28 septiembre 2007

Madrid

En Madrid espera el linaje del hombre de Peral y él mismo reconvertido en colchón algodonoso y moreno para la última en llegar. Traemos en el coche el silencio de los corderos y sabemos que por el túnel de Guadarrama llegan dos cajas de sidra de Menéndez. Un fin de semana para hacer nada, para encontrarnos de nuevo, para desparramar las risas y hacer titilar la sidra, para la torta del Casar, para esa tripulación de niñas que tiene por grumete a mi heredero, consciente del mérito de sobrevivir a un verano rodeado de mujeres.
El paseo por Boadilla nos trae un encuentro inesperado y anhelado con el hombre del escarabajo amarillo.

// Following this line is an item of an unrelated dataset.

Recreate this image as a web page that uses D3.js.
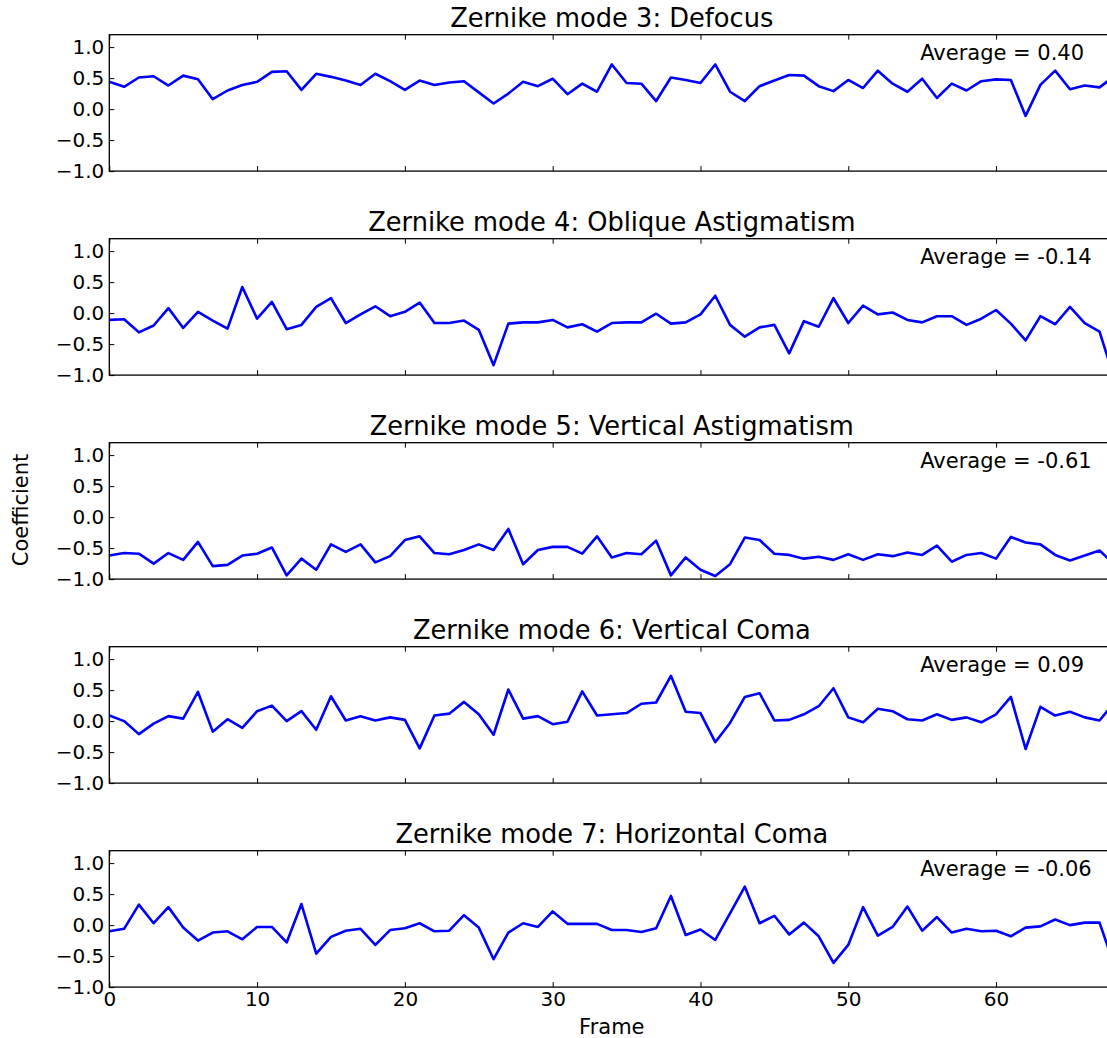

Dos niñas tan risueñas como inquietas le sacan el unto a él y a su señora, a la vez que se catalizan los recuerdos del ¡tengo más!. La caña, ¡esa cerveza de Madrid!, es el tótem que nos reúne de nuevo para hacer inventario de los estragos de los días y los años. Nos proponemos otro encuentro para mañana que será pasado mañana o al otro. Después nos recogemos en una casa repleta de cables y cachivaches, acogedora y cálida, donde la empanada de morcilla es un aldabonazo de otro tiempo, una banderola ancestral para el comienzo de un fin de semana plagado de prodigios.

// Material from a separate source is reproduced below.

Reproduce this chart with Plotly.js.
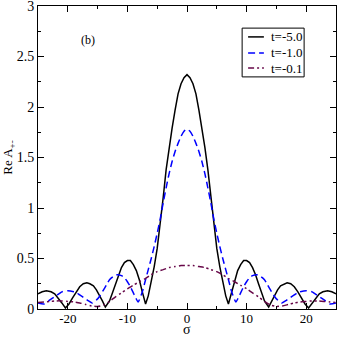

Un sol perfecto, sin mácula de nubes, con un Metro ligero resplandeciente por lo rojo y lo nuevo. Los leones del Congreso de los Diputados presumen de una generación que se sienta a sus pies y que es el futuro de España. Nos perdonamos todo en el fascinante mundo de la comida basura con el rabillo del ojo puesto en las Meninas y en el lechazo hecho chuletillas. Jugamos en el Metro como si fuera una pesadilla de la que hubiera que escapar, escalera tras escalera, con sus barreras y sus tornos, sus recodos y sus ángulos muertos. Hay una España nueva que viaja en Metro, que tiene el pelo crespo y negro, que mira con ojos azules y que tiene, a veces, la piel blanca, y otras, la piel morena; que suspira por los hijos que esperan allí, lejos, en Bolivia, Perú, Ecuador, Bulgaria; veo madres que rezan por sus hijos soldados de España, y en una tarde de sábado del mes de septiembre me doy cuenta de que vivo en un país que ya no es el que fue y que se convierte, a toda velocidad, en el que será, y que yo no conozco.
La noche es un festival a la parrilla, con su torta del Casar y todo, con la sidra, con nosotros en un jardín, en una sucursal del paraíso traído desde el norte, y mientras tanto el futuro juega en un alboroto de literas, juguetes y bostezos.
El domingo es una niña deshecha en la madrugada, una deuda pagada en inglés y un viaje de regreso a Fort Apache.